For all the parties, housing is a key campaigning issue – but don’t expect them to take any responsibility for the housing shortage. The blame for that is laid firmly at the door of the planning system and the developers. And this is just wrong.
The problem is not developers land banking. It is that too much development is not coming forward despite being granted consent. Unfortunately, politicians all too readily express their disapproval of planning applications in order to get the local vote closer to the elections, rather than working with their community and the developer to find a way forward for all.
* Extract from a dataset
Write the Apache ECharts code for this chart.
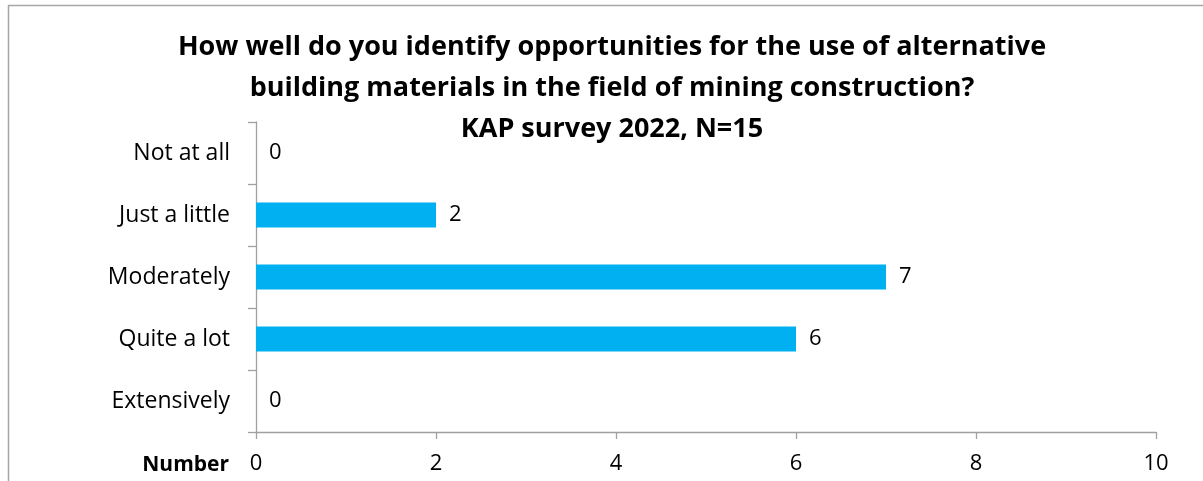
<!DOCTYPE html>
<html>
<head>
<meta charset="utf-8">
<script src="https://cdn.jsdelivr.net/npm/echarts@6/dist/echarts.min.js"></script>
<style>
  html, body { margin: 0; padding: 0; background: #ffffff; }
  #chart { width: 1203px; height: 481px; }
</style>
</head>
<body>
<div id="chart"></div>
<script>
// Survey answers and counts (top to bottom)
const categories = ['Not at all', 'Just a little', 'Moderately', 'Quite a lot', 'Extensively'];
const counts = [0, 2, 7, 6, 0];
const xTicks = [0, 2, 4, 6, 8, 10];

const titleLines = [
  'How well do you identify opportunities for the use of alternative',
  'building materials in the field of mining construction?',
  'KAP survey 2022, N=15'
];

const FONT = '"Open Sans", "Noto Sans", sans-serif';
const AXIS_GRAY = '#a0a0a0';

const chart = echarts.init(document.getElementById('chart'), null, { renderer: 'canvas' });

chart.setOption({
  backgroundColor: '#ffffff',
  animation: false,
  title: {
    text: titleLines.join('\n'),
    left: 607,
    top: 22,
    textAlign: 'center',
    textStyle: {
      fontFamily: FONT,
      fontWeight: 'bold',
      fontSize: 27,
      lineHeight: 41,
      color: '#000000'
    }
  },
  graphic: [
    {
      type: 'rect',
      shape: { x: 8.5, y: 5.5, width: 1300, height: 600 },
      style: { fill: 'none', stroke: '#a6a6a6', lineWidth: 1.5 },
      silent: true
    },
    {
      type: 'text',
      style: {
        text: 'Number',
        x: 229,
        y: 465,
        textAlign: 'right',
        textVerticalAlign: 'middle',
        fontFamily: FONT,
        fontWeight: 'bold',
        fontSize: 21,
        fill: '#000000'
      }
    }
  ],
  grid: { left: 256, right: 47, top: 122, bottom: 49, containLabel: false },
  xAxis: {
    type: 'value',
    min: xTicks[0],
    max: xTicks[xTicks.length - 1],
    interval: 2,
    splitLine: { show: false },
    axisLine: { show: true, lineStyle: { color: AXIS_GRAY, width: 1.3 } },
    axisTick: { show: true, length: 7, lineStyle: { color: AXIS_GRAY, width: 1.3 } },
    axisLabel: {
      margin: 21,
      fontFamily: FONT,
      fontSize: 22,
      color: '#000000',
      formatter: v => (xTicks.includes(v) ? String(v) : '')
    }
  },
  yAxis: {
    type: 'category',
    data: categories,
    inverse: true,
    boundaryGap: true,
    axisLine: { show: true, lineStyle: { color: AXIS_GRAY, width: 1.3 } },
    axisTick: { show: true, length: 8, alignWithLabel: false, lineStyle: { color: AXIS_GRAY, width: 1.3 } },
    axisLabel: {
      margin: 26,
      fontFamily: FONT,
      fontSize: 23,
      color: '#000000'
    }
  },
  series: [
    {
      type: 'bar',
      data: counts,
      barWidth: 25,
      itemStyle: { color: '#00b0f0' },
      label: {
        show: true,
        position: 'right',
        distance: 13,
        fontFamily: FONT,
        fontSize: 22,
        color: '#000000'
      }
    }
  ]
});
</script>
</body>
</html>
The temptation is to blame the planning system, but the system itself is not at fault. It is the lack of funding that is the real problem. The system needs heavy financial investment by national government at local planning authority level to drive through policy-sound applications. Resourcing is needed. Politicians and the national press also need to educate themselves about the planning system and the proposed schemes to make sure that they are aware about the processes and requirements and that all voices are heard but a legally sound and robust decision is made. We cannot let the planning system be battered by false statements.